Pack Your Bags!

Thanks Google Image for photo

When I was about six, I had a jewelry box I loved dearly. It was white on the outside and had turquoise blue satin inside. When opened, a ballerina would gracefully twirl in a circle to the tune of Around the World in Eighty Days. I’d rewind the key and open that magical box just to watch in awe while I imagined traveling the world! While I’ve yet to travel the world in one trip, I’ve traveled to twelve countries, many of them three and four times, and many of them independently, carrying everything in my backpack; staying at hostels.

Have you ever wanted to travel around the world? If it sounds like your idea of fun, here are some further questions to ask yourself:

In general, where do you want to go? Some parts of the world are less expensive to visit than others. How long do you want be gone? Three months? Six? A year? What sort of money do you need saved before beginning the trip? When do you want to travel?

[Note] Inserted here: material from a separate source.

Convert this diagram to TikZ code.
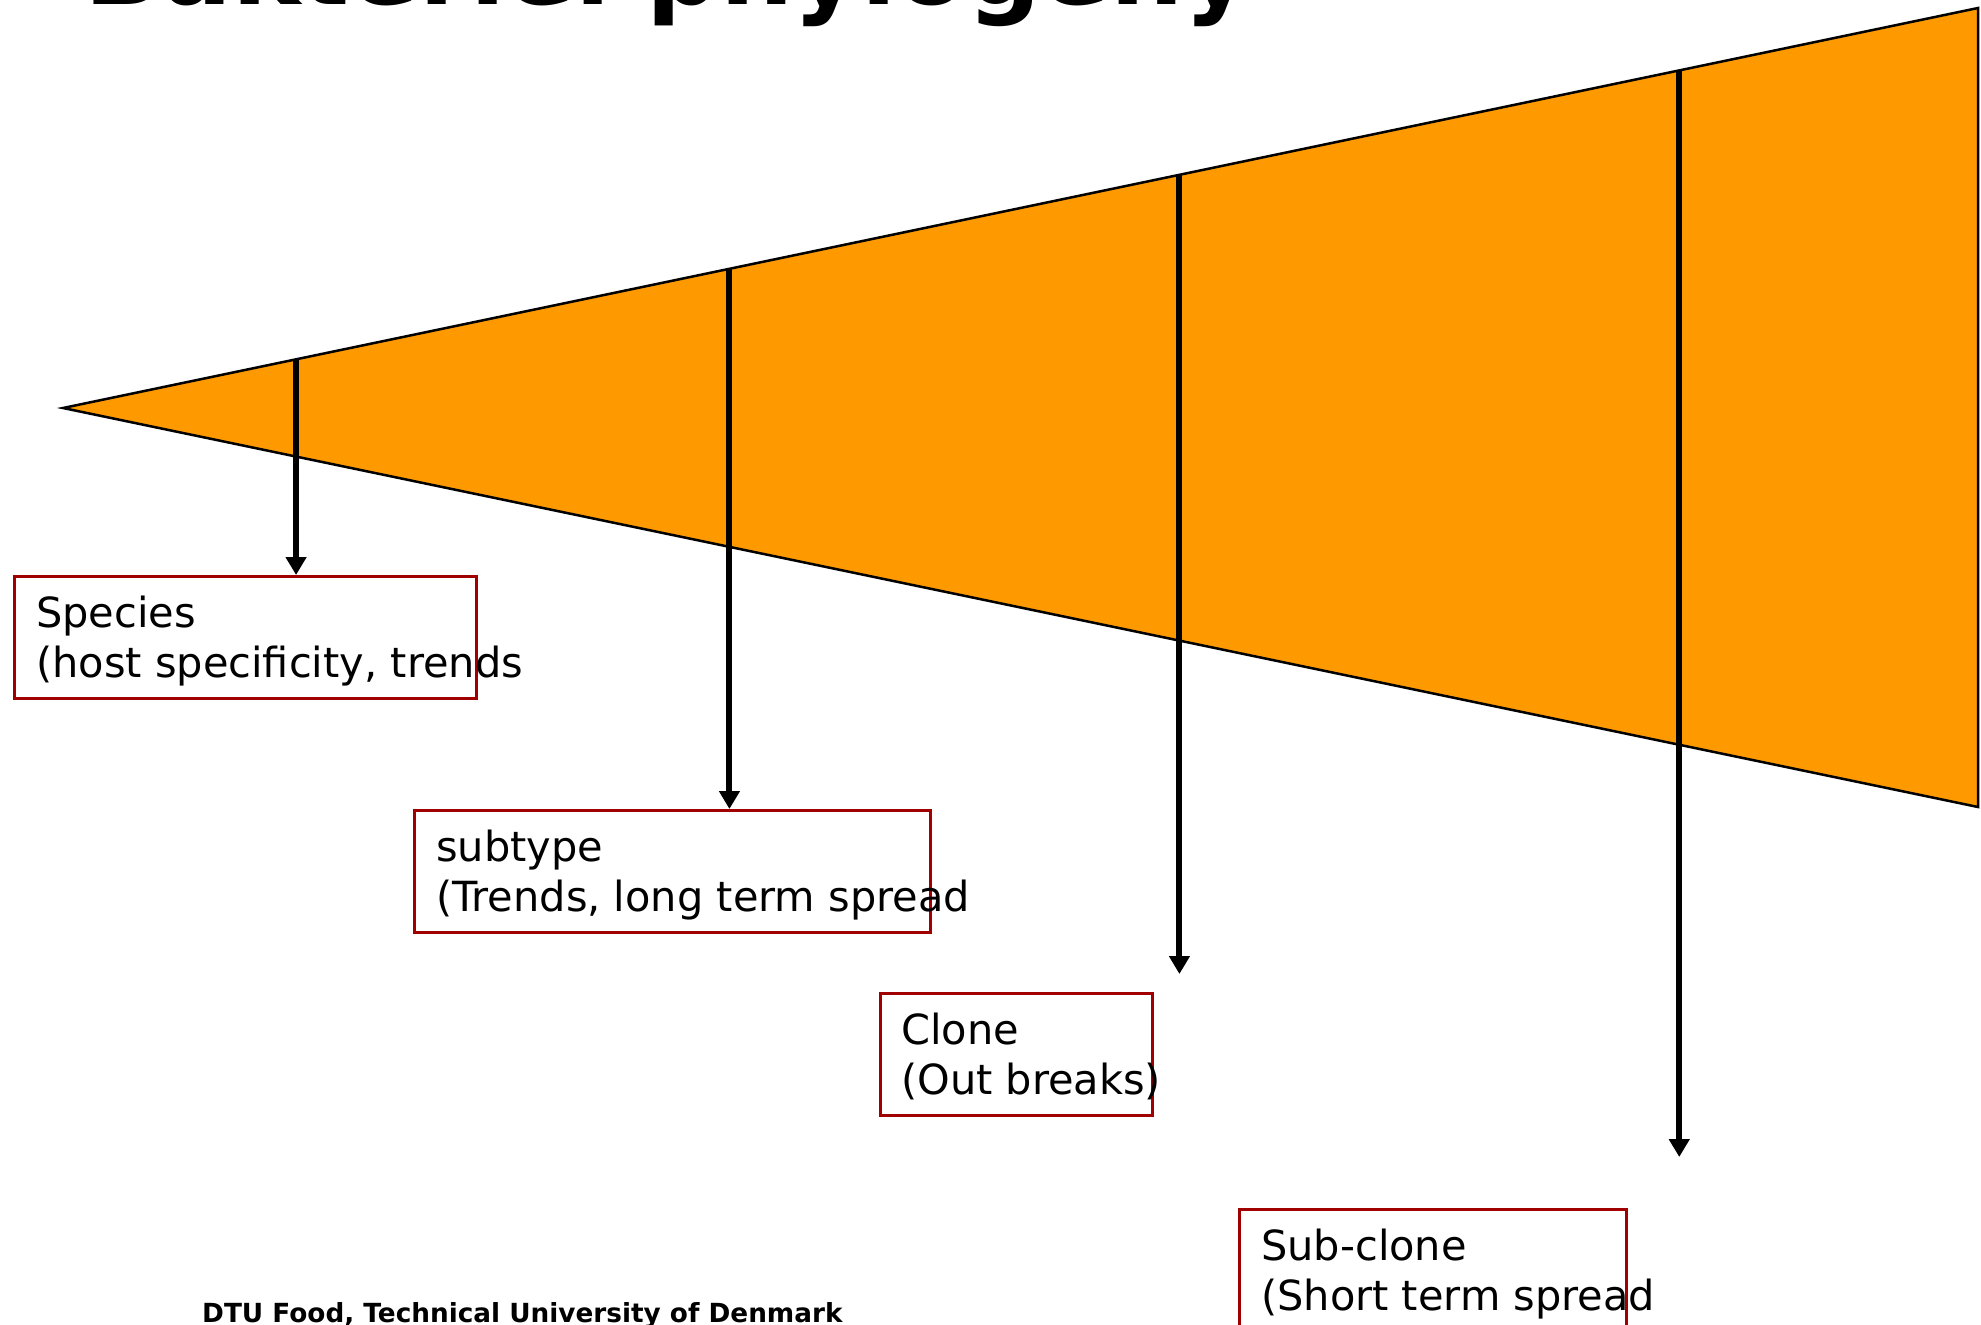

Be realistic. You cannot travel Europe on $10 a day if you expect to ride a train now and then, or eat every day. (This may also depend on your age. When I was in my late 20’s I was quite happy to munch my way through a fabulous loaf of bread and a jar of mustard in Norway.) You’ll need to save money before leaving on the trip. If you plan a year away, can you save $18,250? (Fifty dollars a day.) You won’t spend $50 a day, but somedays you’ll travel, splurge on a meal or do something that will cost you more. Are you willing to travel alone if your partner or friend backs out? Twice I’ve had friends say they wanted to go with me on a trip. Both times, these individuals didn’t have their finances in order when it came time to buy the airline tickets. Both times, I went without them. I traveled alone and loved it! Don’t let someone else’s saying, “I can’t. I didn’t save” stop your adventure. Just bring your common sense with you. Now days people bring phones, text, email and blog during their trips. This could be fun—or a ball and chain. Think it through before the trip. I tell people I’m not sending postcards. That way if they get one, they’re surprised, and I’m not obligated to write everyone, taking my time and money. You can show a “Slide Show” of your best photos when you return.

When your priorities are clear, your decisions are easy. Daily, focus on your goal. Ask yourself, “Is this purchase or activity more important than one day on the trip?” These daily decisions will increase your savings with minimal effort. They become the difference between taking your trip—or not. They may include trimming back on things like cable (go to the library for movies on DVD, and while  you’re there, check out the travel books and DVDs. It’s a great way to get an idea of where to go if you don’t have an idea yet.) Other decisions toward saving include scaling back on hair and nail salon visits, or coffee, beer or wine purchases. It’s not about not having any of it. It’s about being conscious when you spend and save money. You may invite friends over for a pot luck, and B.Y.O.B. Let them know it’ll be a simple, but fun evening of friendship.

You always have options. You can sell your belongings before your trip. I did this once. For one of my year-and-a-half trips to New Zealand, I sold my car and furniture, and gave a lot away. What I had left fit in a closet at my mom’s.

There’s a good website by a couple who’s currently traveling the world together. If the idea of this excites you, check it out: Married with Luggage

It’s been said that anticipating an event (even Fridays) is a key element to happiness.Get out the globe, map, atlas, or get on line and start to take action on your dreams. Happy planning!